Copy out the material below in full, but not its images.

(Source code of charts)
○ ○ ○

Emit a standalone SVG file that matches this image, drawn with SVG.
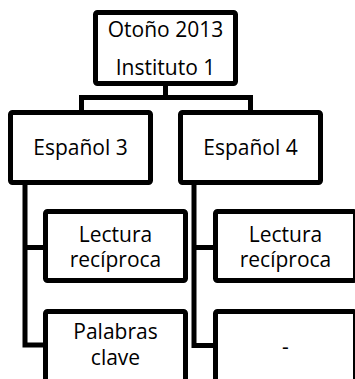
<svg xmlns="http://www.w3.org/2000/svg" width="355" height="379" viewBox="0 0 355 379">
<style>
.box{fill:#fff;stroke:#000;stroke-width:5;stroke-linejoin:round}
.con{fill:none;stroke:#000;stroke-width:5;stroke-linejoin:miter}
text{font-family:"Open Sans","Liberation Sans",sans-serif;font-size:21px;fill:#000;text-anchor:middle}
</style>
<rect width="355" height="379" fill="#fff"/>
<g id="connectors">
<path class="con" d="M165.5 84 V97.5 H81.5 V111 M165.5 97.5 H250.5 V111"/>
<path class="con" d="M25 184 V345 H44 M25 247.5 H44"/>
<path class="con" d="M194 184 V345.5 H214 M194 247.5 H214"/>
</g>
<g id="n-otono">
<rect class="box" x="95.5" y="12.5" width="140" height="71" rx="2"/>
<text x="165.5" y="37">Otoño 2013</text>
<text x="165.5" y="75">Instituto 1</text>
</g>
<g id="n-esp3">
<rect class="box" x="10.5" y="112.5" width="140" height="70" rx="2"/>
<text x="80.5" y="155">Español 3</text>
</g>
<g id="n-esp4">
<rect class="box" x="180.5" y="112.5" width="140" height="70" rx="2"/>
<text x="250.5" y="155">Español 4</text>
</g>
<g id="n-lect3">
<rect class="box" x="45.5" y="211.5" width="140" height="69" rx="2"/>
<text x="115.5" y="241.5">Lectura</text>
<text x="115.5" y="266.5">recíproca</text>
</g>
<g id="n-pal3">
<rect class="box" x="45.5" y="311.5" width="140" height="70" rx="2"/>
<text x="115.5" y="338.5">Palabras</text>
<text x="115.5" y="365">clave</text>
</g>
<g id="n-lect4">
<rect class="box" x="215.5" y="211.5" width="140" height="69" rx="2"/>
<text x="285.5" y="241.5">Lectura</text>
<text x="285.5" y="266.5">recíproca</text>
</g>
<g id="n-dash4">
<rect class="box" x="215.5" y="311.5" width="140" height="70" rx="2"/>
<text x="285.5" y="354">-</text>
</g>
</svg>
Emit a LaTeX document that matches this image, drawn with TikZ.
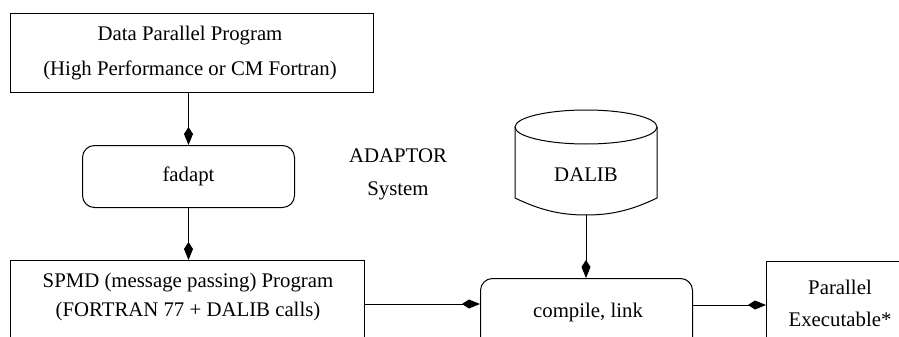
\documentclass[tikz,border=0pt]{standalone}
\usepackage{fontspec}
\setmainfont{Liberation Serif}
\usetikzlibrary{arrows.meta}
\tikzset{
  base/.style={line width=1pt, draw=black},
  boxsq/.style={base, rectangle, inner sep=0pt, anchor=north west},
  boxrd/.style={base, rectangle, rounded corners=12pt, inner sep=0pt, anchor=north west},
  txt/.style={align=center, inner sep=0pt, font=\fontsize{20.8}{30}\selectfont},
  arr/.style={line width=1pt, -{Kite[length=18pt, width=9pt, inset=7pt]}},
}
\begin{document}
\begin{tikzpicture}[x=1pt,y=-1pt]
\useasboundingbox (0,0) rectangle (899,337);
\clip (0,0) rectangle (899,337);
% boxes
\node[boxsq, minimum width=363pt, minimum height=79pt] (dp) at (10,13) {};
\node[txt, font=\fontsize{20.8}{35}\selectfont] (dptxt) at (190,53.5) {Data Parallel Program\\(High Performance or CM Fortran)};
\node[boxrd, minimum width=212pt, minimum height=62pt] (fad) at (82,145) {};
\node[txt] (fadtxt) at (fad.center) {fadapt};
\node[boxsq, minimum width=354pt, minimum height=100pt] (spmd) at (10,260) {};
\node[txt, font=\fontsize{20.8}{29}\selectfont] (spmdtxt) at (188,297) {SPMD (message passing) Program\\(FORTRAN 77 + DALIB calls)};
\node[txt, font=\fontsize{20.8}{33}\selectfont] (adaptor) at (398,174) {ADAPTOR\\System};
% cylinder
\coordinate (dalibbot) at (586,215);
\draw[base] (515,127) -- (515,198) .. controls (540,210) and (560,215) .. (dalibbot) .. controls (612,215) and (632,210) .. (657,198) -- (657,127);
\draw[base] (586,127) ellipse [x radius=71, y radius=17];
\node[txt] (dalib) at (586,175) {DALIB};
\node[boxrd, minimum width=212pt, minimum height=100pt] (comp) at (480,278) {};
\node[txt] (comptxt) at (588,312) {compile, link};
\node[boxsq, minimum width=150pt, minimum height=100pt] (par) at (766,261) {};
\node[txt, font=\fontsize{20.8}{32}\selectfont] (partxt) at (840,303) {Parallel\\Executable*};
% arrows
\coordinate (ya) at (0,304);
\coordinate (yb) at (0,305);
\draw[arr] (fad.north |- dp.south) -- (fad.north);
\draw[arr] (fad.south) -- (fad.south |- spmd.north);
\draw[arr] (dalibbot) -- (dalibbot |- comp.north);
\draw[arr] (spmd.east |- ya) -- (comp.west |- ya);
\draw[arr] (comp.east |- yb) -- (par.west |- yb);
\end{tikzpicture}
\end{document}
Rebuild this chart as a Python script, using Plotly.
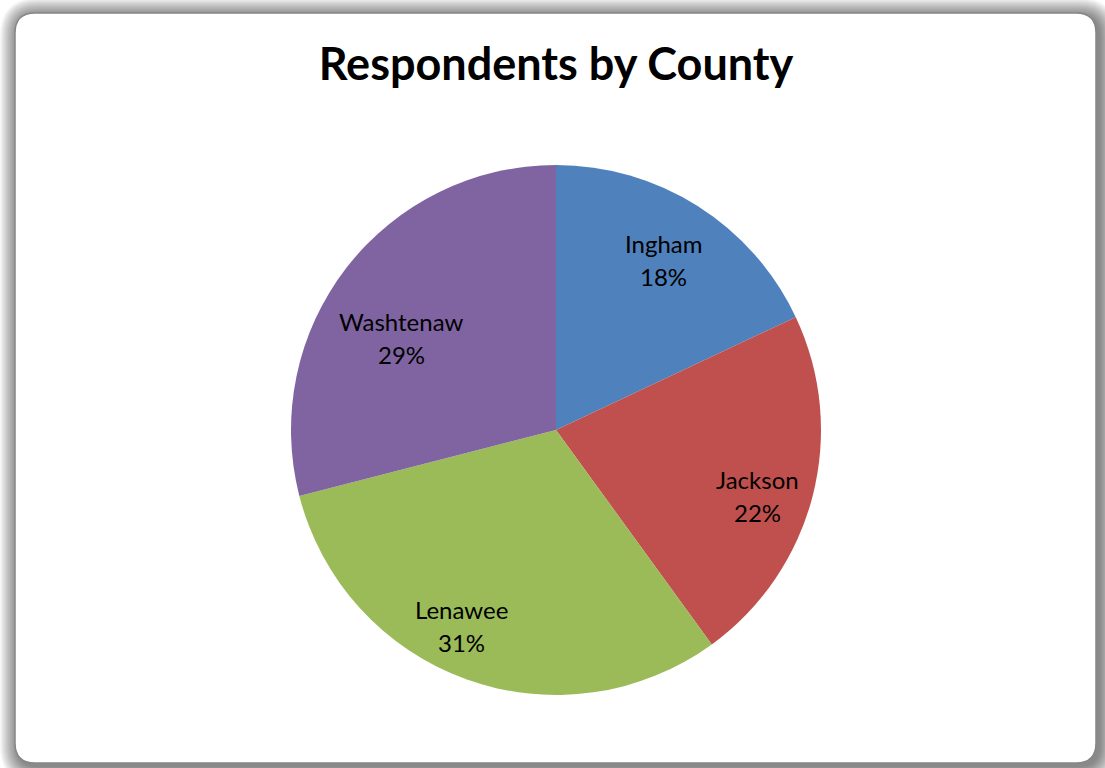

○ ○ ○

* **Solution**:
Emit a standalone SVG file that matches this image, drawn with SVG.
<svg xmlns="http://www.w3.org/2000/svg" width="355" height="379" viewBox="0 0 355 379">
<style>
.box{fill:#fff;stroke:#000;stroke-width:5;stroke-linejoin:round}
.con{fill:none;stroke:#000;stroke-width:5;stroke-linejoin:miter}
text{font-family:"Open Sans","Liberation Sans",sans-serif;font-size:21px;fill:#000;text-anchor:middle}
</style>
<rect width="355" height="379" fill="#fff"/>
<g id="connectors">
<path class="con" d="M165.5 84 V97.5 H81.5 V111 M165.5 97.5 H250.5 V111"/>
<path class="con" d="M25 184 V345 H44 M25 247.5 H44"/>
<path class="con" d="M194 184 V345.5 H214 M194 247.5 H214"/>
</g>
<g id="n-otono">
<rect class="box" x="95.5" y="12.5" width="140" height="71" rx="2"/>
<text x="165.5" y="37">Otoño 2013</text>
<text x="165.5" y="75">Instituto 1</text>
</g>
<g id="n-esp3">
<rect class="box" x="10.5" y="112.5" width="140" height="70" rx="2"/>
<text x="80.5" y="155">Español 3</text>
</g>
<g id="n-esp4">
<rect class="box" x="180.5" y="112.5" width="140" height="70" rx="2"/>
<text x="250.5" y="155">Español 4</text>
</g>
<g id="n-lect3">
<rect class="box" x="45.5" y="211.5" width="140" height="69" rx="2"/>
<text x="115.5" y="241.5">Lectura</text>
<text x="115.5" y="266.5">recíproca</text>
</g>
<g id="n-pal3">
<rect class="box" x="45.5" y="311.5" width="140" height="70" rx="2"/>
<text x="115.5" y="338.5">Palabras</text>
<text x="115.5" y="365">clave</text>
</g>
<g id="n-lect4">
<rect class="box" x="215.5" y="211.5" width="140" height="69" rx="2"/>
<text x="285.5" y="241.5">Lectura</text>
<text x="285.5" y="266.5">recíproca</text>
</g>
<g id="n-dash4">
<rect class="box" x="215.5" y="311.5" width="140" height="70" rx="2"/>
<text x="285.5" y="354">-</text>
</g>
</svg>
Emit a LaTeX document that matches this image, drawn with TikZ.
\documentclass[tikz,border=0pt]{standalone}
\usepackage{fontspec}
\setmainfont{Liberation Serif}
\usetikzlibrary{arrows.meta}
\tikzset{
  base/.style={line width=1pt, draw=black},
  boxsq/.style={base, rectangle, inner sep=0pt, anchor=north west},
  boxrd/.style={base, rectangle, rounded corners=12pt, inner sep=0pt, anchor=north west},
  txt/.style={align=center, inner sep=0pt, font=\fontsize{20.8}{30}\selectfont},
  arr/.style={line width=1pt, -{Kite[length=18pt, width=9pt, inset=7pt]}},
}
\begin{document}
\begin{tikzpicture}[x=1pt,y=-1pt]
\useasboundingbox (0,0) rectangle (899,337);
\clip (0,0) rectangle (899,337);
% boxes
\node[boxsq, minimum width=363pt, minimum height=79pt] (dp) at (10,13) {};
\node[txt, font=\fontsize{20.8}{35}\selectfont] (dptxt) at (190,53.5) {Data Parallel Program\\(High Performance or CM Fortran)};
\node[boxrd, minimum width=212pt, minimum height=62pt] (fad) at (82,145) {};
\node[txt] (fadtxt) at (fad.center) {fadapt};
\node[boxsq, minimum width=354pt, minimum height=100pt] (spmd) at (10,260) {};
\node[txt, font=\fontsize{20.8}{29}\selectfont] (spmdtxt) at (188,297) {SPMD (message passing) Program\\(FORTRAN 77 + DALIB calls)};
\node[txt, font=\fontsize{20.8}{33}\selectfont] (adaptor) at (398,174) {ADAPTOR\\System};
% cylinder
\coordinate (dalibbot) at (586,215);
\draw[base] (515,127) -- (515,198) .. controls (540,210) and (560,215) .. (dalibbot) .. controls (612,215) and (632,210) .. (657,198) -- (657,127);
\draw[base] (586,127) ellipse [x radius=71, y radius=17];
\node[txt] (dalib) at (586,175) {DALIB};
\node[boxrd, minimum width=212pt, minimum height=100pt] (comp) at (480,278) {};
\node[txt] (comptxt) at (588,312) {compile, link};
\node[boxsq, minimum width=150pt, minimum height=100pt] (par) at (766,261) {};
\node[txt, font=\fontsize{20.8}{32}\selectfont] (partxt) at (840,303) {Parallel\\Executable*};
% arrows
\coordinate (ya) at (0,304);
\coordinate (yb) at (0,305);
\draw[arr] (fad.north |- dp.south) -- (fad.north);
\draw[arr] (fad.south) -- (fad.south |- spmd.north);
\draw[arr] (dalibbot) -- (dalibbot |- comp.north);
\draw[arr] (spmd.east |- ya) -- (comp.west |- ya);
\draw[arr] (comp.east |- yb) -- (par.west |- yb);
\end{tikzpicture}
\end{document}
Rebuild this chart as a Python script, using Plotly.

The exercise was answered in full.